TOKYO: In early November I received an invitation from the University of Tokyo to give a keynote speech on Corporate Social Responsibility (CSR) and Sustainable Development. Initially I was a bit nervous about delivering a keynote speech; but having a prior acquaintance with Bottom of the Pyramid initiatives in Japan and experience of working with a UNDP project on Growing Inclusive Markets helped to draw relevant lessons and prepare the speech well.
During the symposium, it was interesting to hear the experiences of Japanese public and private actors with regards to CSR and emerging markets. I especially liked Sanyo’s environmental initiatives to introduce safer and cheaper lighting to families living at the bottom of the pyramid. In the Q&A session one could feel the interest of the new generation of young Japanese students in the topic.
The representatives of Japanese firms also expressed their interest in taking CSR to the next level and linking it to core business strategies while enhancing its social impact. With the rise of China and South Korea in emerging markets, Japanese companies need to be more outward-looking and see emerging markets with a different lens. However, both sides admitted that traditional corporate culture and societal trends have yet to adapt to a different and more appropriate approach.
Social responsibility is deeply rooted in the Japanese philosophy of doing business and the country certainly has a competitive advantage in environmental technologies, which can be linked to green innovation for those at the base of the pyramid. However, technological innovations need to be supported by appropriate business models and become socially embedded in the local context. The latter is something that Japanese firms have less experience with. The firms seem to focus too much on their technological skills, while more attention is needed for accompanying soft/social skills, for example developing human capital and local ties to make innovations locally embedded in emerging markets and BoP.

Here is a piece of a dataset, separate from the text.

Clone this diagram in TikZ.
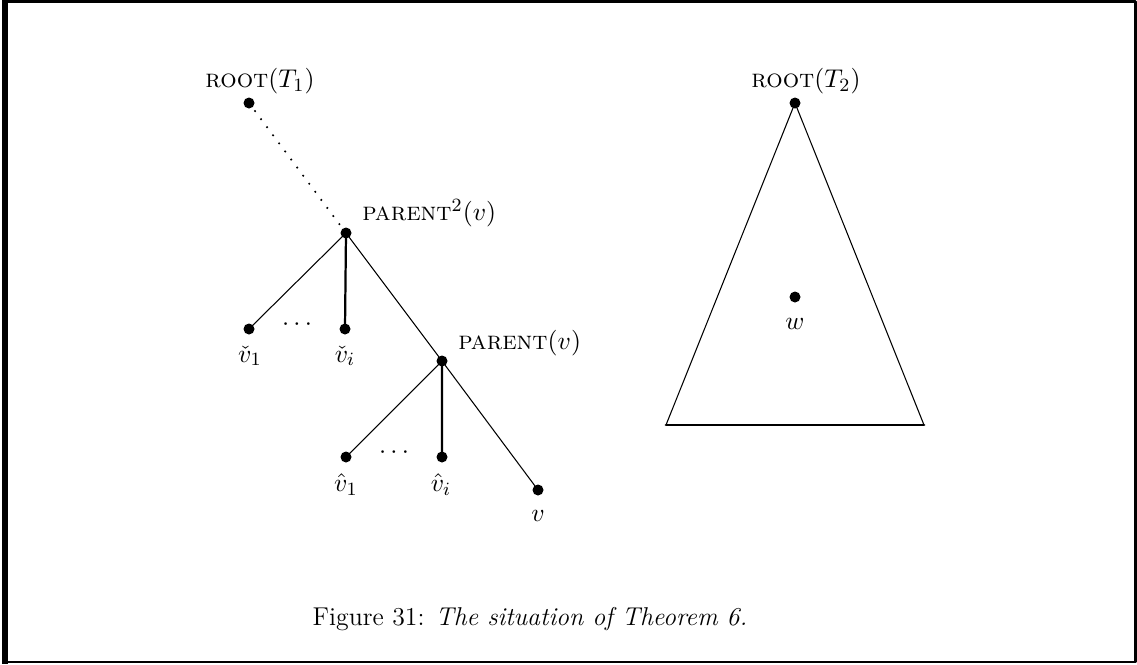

In my keynote speech I argued that CSR can be linked with Inclusive business approaches to develop a socially inclusive innovation that caters to sustainable development in the South and benefits companies’ long-term growth. During the stay in Tokyo I also conducted interviews with representatives of the Japanese Ministry of Foreign Affairs and the Japan International Cooperation Agency about new policies for linking private sector innovation with development initiatives.